There was and would be no comfort, but alongside the weight that made it hard to breathe, alongside this new, permanent pain, came something light and cool, lovely.

—You don't want to rush into something like that, he had said, smiling.

S
ome people didn't know there was a primary; some didn't know that as Democrats—nearly everyone in this neighborhood was a Democrat—they could vote; and a few didn't know who was running against Jimmy Carter. When he said it was Senator Kennedy—Teddy Kennedy—they had seen that on the news, they now recalled, but one woman said, holding up her hand to block the offered brochure, I wouldn't vote for that scum. What he did to that girl!

—He isn't perfect, Harold conceded. None of us is perfect. He's strong on gun control. He'll deal with the economy. Get the hostages out of Iran—

Harold tried to keep the brochures from flying away as he walked down her steps and farther along the block. The next man was voting for Kennedy because Carter was bad for the Jews. Harold didn't think Carter was bad for the Jews, even though the United States had voted against Israel on the issue of Israeli settlement in occupied Arab lands, but he agreed because he was glad to mark down a
1
. Nobody answered at the next three houses, and then a woman said she was voting for Carter because everyone knew Reagan would get the Republican nomination, and Carter was more likely to defeat Reagan. She quoted a poll Harold didn't know about. Carter would beat Reagan 63 percent to 32 percent. Kennedy would beat him too, Harold noted.

—But not as definitively, she said. The main thing is, Reagan has to lose.

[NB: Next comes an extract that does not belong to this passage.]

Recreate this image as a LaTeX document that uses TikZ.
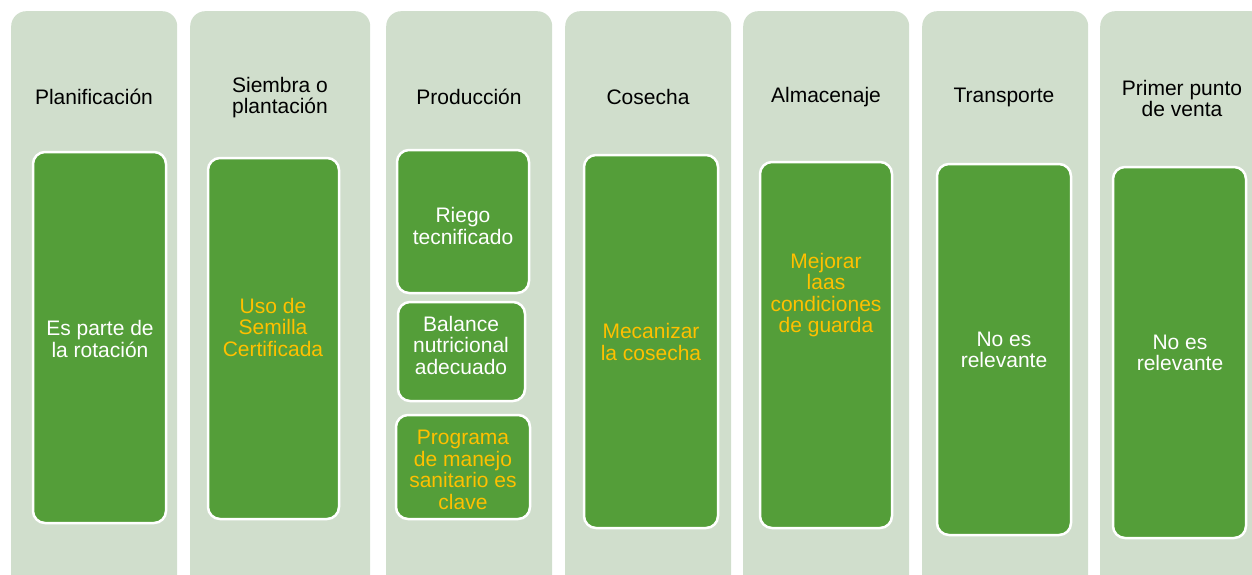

—You don't think Ronald Reagan is a serious threat, do you? Harold said. She was a rumpled, brainy-looking woman, maybe in her fifties.

—Of course he is, she said. The only thing that matters is to defeat Reagan. He's an idiot. Did you hear about that joke?

Harold had heard about the joke. On the campaign bus, Reagan had told an ethnic joke:
How do you tell the Polish one at a cockfight? He's the one with the duck. How do you tell the Italian? He bets on the duck. How do you know the Mafia is there? The duck wins.
Edwin Meese, his political adviser, had said, There goes Connecticut.

—People will see through Reagan, Harold said.

—No, they won't. Kennedy won't ever be president because of Chappaquiddick. Who wants to win now so we can lose in November?

—But if you could just choose your favorite, Harold said, it would be Kennedy?

—Yeah, she said. It would be Kennedy. She took a brochure and closed the door. He put her down as a
3
. Next came a man who said, I hate Kennedy, but I'm voting for him because I hate Carter more. Harold looked at his watch. He had promised to meet Naomi at her old apartment. She had moved out, but there were little things to do. Real estate was getting so expensive they had despaired of finding an apartment where they could live together comfortably, but at last they had found a co-op apartment they could afford. Harold had now lived there for a month and Naomi for a week. He could hardly believe that something in his life, at this late date, could be new and yet good—a gain, not a loss. They were to be married the next day: Sunday, March 23, 1980—two days, as it would turn out, before Kennedy won the New York primary—and at first Naomi had said he had no business volunteering for the primary the day before his wedding. Then she relented because the wedding would be so simple. Really, there was nothing to do.

He quit early, tired, and took a cab to her old place. She was cleaning the kitchen. The furniture was gone, and he didn't know how to help but couldn't sit down. He stood and watched her. Her hair had grown back, dark gray, spiky, charming. I should help, he said.